What Makes It Unique
Unlike Nathan Phillips Square or Harbourfront, this space puts you right in the heart of Toronto’s busiest pedestrian intersection, surrounded by massive digital billboards and a constant swirl of locals, students, and tourists. The open plaza, signature water fountains (kids love them), and daily rotating events make the experience unpredictable—sometimes weird, always lively.
If you want to feel Toronto at full volume, go stand in Yonge-Dundas Square for half an hour and just watch. It’s chaotic, bright, a little ridiculous, and completely alive. People call it Toronto’s Times Square, which is fair mostly because of the giant LED screens and the constant movement, but it feels more local than that comparison suggests. This is where office workers, students, tourists, teenagers, families, street promoters, concert crowds, and random passersby all end up crossing paths at once. It’s one of the few places in the city that really feels switched on 24/7.

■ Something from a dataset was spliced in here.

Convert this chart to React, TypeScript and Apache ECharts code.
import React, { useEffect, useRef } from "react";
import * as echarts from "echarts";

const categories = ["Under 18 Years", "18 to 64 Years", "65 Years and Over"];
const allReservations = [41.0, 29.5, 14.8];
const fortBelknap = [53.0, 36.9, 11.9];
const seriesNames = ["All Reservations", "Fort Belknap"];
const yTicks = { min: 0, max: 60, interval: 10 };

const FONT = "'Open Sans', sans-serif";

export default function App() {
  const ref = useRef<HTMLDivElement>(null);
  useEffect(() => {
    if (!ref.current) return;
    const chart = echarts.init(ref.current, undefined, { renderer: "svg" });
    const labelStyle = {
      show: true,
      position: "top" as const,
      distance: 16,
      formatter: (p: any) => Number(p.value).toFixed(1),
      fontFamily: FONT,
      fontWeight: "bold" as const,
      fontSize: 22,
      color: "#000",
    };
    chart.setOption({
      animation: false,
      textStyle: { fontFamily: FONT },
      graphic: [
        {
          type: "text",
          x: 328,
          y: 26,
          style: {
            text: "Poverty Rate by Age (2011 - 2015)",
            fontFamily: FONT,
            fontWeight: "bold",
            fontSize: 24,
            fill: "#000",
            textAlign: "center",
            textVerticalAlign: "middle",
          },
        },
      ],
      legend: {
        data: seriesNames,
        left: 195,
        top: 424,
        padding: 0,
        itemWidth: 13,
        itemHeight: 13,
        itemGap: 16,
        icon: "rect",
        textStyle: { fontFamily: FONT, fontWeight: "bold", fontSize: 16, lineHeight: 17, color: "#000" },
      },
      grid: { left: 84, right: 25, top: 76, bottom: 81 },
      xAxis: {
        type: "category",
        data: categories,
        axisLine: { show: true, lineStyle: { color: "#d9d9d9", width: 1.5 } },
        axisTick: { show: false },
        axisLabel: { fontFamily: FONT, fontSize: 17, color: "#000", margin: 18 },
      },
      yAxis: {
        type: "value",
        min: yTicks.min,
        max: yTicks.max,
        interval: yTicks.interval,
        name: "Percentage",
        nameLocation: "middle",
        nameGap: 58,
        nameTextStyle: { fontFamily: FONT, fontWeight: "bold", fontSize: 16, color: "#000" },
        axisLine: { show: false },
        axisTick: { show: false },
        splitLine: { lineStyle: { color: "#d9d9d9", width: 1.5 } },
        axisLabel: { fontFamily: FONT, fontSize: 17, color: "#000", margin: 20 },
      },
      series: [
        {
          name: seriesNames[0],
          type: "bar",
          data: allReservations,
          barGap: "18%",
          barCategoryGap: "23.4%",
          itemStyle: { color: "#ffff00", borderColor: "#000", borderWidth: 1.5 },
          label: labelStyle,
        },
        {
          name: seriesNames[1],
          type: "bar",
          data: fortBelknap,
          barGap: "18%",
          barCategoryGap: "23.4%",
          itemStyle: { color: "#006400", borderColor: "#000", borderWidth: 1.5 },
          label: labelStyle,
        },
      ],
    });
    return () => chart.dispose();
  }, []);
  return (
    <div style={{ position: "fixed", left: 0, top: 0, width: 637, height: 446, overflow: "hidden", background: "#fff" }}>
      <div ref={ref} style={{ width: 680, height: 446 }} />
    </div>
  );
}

The square itself sits right at Yonge and Dundas, in the middle of downtown, with the Eaton Centre across the street and a stream of streetcars and pedestrians moving in every direction. The layout is simple: open public space, a stage, steps where people sit and hang out, and a fountain area built into the ground that’s a lifesaver in summer. On hot days, kids run through the water, adults pretend they’re not tempted to do the same, and everyone ends up lingering longer than planned. At night, the lights from the screens bounce off the pavement and everything feels even busier, even if all you’re doing is grabbing a coffee and people-watching.

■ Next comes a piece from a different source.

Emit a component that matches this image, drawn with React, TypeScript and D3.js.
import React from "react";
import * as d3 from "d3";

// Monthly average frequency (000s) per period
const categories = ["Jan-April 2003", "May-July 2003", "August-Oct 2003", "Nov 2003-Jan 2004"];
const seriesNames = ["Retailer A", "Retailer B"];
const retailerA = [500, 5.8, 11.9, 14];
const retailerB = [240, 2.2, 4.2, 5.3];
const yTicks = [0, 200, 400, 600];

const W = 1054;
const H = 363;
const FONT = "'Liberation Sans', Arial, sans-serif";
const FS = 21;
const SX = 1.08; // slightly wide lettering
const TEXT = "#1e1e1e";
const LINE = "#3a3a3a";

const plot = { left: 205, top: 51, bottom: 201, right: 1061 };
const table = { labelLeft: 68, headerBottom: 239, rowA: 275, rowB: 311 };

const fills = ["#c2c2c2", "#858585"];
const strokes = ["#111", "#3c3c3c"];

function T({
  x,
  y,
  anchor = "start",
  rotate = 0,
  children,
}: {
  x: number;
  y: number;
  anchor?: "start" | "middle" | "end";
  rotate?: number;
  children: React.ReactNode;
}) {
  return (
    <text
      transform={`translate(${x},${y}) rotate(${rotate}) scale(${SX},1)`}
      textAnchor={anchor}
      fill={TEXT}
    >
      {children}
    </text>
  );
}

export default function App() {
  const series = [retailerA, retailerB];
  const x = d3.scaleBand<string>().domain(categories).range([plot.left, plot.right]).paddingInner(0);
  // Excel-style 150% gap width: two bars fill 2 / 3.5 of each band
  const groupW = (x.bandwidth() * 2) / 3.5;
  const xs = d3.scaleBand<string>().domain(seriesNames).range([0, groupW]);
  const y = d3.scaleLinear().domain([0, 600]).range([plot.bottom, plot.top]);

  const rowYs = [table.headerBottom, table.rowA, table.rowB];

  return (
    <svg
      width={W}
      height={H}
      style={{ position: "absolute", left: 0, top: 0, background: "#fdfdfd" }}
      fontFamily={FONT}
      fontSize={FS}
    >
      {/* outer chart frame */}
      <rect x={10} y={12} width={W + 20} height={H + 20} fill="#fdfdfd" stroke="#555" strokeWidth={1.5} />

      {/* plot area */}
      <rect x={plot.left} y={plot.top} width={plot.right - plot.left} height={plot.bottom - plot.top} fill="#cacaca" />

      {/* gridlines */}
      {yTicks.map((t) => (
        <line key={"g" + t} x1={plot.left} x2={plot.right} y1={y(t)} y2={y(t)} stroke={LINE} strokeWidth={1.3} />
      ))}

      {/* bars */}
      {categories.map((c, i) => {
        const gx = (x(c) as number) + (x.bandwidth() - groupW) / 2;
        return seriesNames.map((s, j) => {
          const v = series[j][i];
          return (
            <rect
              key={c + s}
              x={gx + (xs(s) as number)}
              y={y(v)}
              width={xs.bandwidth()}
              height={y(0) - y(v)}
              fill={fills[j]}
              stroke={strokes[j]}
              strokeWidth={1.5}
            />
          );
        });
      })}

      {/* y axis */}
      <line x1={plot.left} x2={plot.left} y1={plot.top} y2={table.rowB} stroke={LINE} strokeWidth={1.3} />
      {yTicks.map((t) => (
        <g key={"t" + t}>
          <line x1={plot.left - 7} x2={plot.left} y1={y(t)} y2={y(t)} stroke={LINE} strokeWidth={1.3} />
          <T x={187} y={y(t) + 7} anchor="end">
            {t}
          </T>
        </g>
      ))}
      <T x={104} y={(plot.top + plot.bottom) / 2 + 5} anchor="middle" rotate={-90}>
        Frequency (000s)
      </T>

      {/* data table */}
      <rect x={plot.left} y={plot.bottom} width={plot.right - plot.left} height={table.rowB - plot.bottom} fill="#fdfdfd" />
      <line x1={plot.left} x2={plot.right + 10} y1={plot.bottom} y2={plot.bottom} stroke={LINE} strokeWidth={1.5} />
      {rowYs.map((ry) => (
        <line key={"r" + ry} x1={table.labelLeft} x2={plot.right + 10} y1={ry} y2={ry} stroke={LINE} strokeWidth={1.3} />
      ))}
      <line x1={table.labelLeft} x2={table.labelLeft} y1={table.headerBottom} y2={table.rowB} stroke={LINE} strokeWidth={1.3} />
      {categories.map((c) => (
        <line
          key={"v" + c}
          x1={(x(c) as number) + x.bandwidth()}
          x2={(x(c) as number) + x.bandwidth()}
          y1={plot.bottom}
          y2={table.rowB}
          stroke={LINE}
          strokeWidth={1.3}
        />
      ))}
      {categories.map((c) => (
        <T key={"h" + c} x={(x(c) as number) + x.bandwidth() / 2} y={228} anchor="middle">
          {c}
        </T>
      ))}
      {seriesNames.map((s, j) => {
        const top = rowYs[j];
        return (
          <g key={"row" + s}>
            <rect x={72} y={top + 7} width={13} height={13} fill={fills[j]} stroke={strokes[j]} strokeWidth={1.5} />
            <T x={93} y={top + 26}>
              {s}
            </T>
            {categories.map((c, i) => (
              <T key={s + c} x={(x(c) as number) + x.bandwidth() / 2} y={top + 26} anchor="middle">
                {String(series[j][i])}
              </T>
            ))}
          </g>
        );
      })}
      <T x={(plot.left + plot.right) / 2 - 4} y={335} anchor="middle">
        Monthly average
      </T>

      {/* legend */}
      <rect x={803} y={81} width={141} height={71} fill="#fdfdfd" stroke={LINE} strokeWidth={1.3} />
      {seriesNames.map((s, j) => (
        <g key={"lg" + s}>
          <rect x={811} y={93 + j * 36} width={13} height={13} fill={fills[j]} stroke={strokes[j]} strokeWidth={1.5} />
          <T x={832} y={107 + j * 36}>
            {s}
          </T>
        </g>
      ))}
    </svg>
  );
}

What makes the square worth visiting isn’t just the look of it, it’s that there’s usually something actually going on. Free concerts are the big draw in summer, and they’re genuinely fun because the crowd is so mixed. You’ll get people who came specifically for the artist, people who just happened to be passing through, and people standing at the edge trying to decide if they should stay for one more song. There are movie nights, festivals, community events, pop-up markets, and in June the NXNE programming usually brings extra energy and some great live music downtown. Even when there’s no formal event, the square has its own momentum. There’s always someone filming something, dancing, protesting, promoting, busking nearby, or just taking in the scene.

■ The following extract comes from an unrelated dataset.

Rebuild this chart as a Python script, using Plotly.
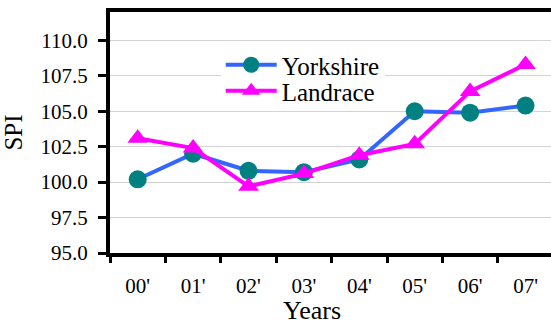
import plotly.graph_objects as go

years = ["00'", "01'", "02'", "03'", "04'", "05'", "06'", "07'"]
yorkshire = [100.2, 102.0, 100.8, 100.7, 101.6, 105.0, 104.9, 105.4]
landrace = [103.1, 102.4, 99.7, 100.6, 101.9, 102.7, 106.4, 108.3]

FONT = "Liberation Serif"

fig = go.Figure()
fig.add_trace(go.Scatter(
    x=years, y=yorkshire, name="Yorkshire", mode="lines+markers",
    line=dict(color="#3366FF", width=4),
    marker=dict(symbol="circle", size=18, color="#008080"),
    legend="legend",
))
fig.add_trace(go.Scatter(
    x=years, y=landrace, name="Landrace", mode="lines+markers",
    line=dict(color="#FF00FF", width=4),
    marker=dict(symbol="triangle-up", size=18, color="#FF00FF"),
    legend="legend2",
))

fig.update_layout(
    width=551, height=322,
    margin=dict(l=110, r=0, t=12, b=69, autoexpand=False),
    paper_bgcolor="white", plot_bgcolor="white",
    font=dict(family=FONT, color="black", size=21),
    showlegend=True,
    legend=dict(x=0.251, y=(253 - 42) / 241, xanchor="left", yanchor="top",
                bgcolor="white", itemwidth=51,
                font=dict(size=25, family=FONT, color="black")),
    legend2=dict(x=0.251, y=(253 - 68) / 241, xanchor="left", yanchor="top",
                 bgcolor="rgba(0,0,0,0)", itemwidth=51,
                 font=dict(size=25, family=FONT, color="black")),
    xaxis=dict(
        type="category", range=[-0.5, 7.46],
        showline=True, linecolor="black", linewidth=4, mirror=True,
        ticks="outside", tickson="boundaries", ticklen=6, tickwidth=3, tickcolor="black",
        showgrid=False, ticklabelstandoff=11, automargin=False,
        tickfont=dict(size=21, family=FONT, color="black"),
    ),
    yaxis=dict(
        range=[95, 112], dtick=2.5, tick0=95, tickformat=".1f",
        showline=True, linecolor="black", linewidth=4,
        ticks="outside", ticklen=8, tickwidth=3, tickcolor="black",
        showgrid=True, gridcolor="#D3D3D3", gridwidth=1,
        zeroline=False, automargin=False, ticklabelstandoff=6,
        tickfont=dict(size=21, family=FONT, color="black"),
        title=dict(text="SPI", font=dict(size=25, family=FONT, color="black"), standoff=12),
    ),
    annotations=[dict(
        text="Years", xref="paper", yref="paper",
        x=(312 - 110) / 441, y=(253 - 310) / 241,
        xanchor="center", yanchor="middle", showarrow=False,
        font=dict(size=26, family=FONT, color="black"),
    )],
)

fig.write_html("out.html", config={"displayModeBar": False},
               post_script="document.body.style.margin='0';")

A practical tip: if you’re expecting a peaceful plaza, this isn’t that. It can be loud, crowded, and overstimulating, especially on weekends or after work. That’s part of the point. Go with that expectation and it’s great. If you want the best version of it, show up on a warm summer evening when there’s a free concert on the main stage. Grab a drink or snack nearby, claim a spot on the steps, and stay until the sky goes dark and the screens really kick in. It’s one of those Toronto moments that feels messy and impressive at the same time.
Also, keep an eye on the event calendar before you go. Since almost everything is free, you can stumble into something unexpectedly good without planning your whole day around it. And because it’s right on top of Dundas Station, it’s one of the easiest places in the city to drop by for an hour and leave feeling like you saw the city in fast-forward.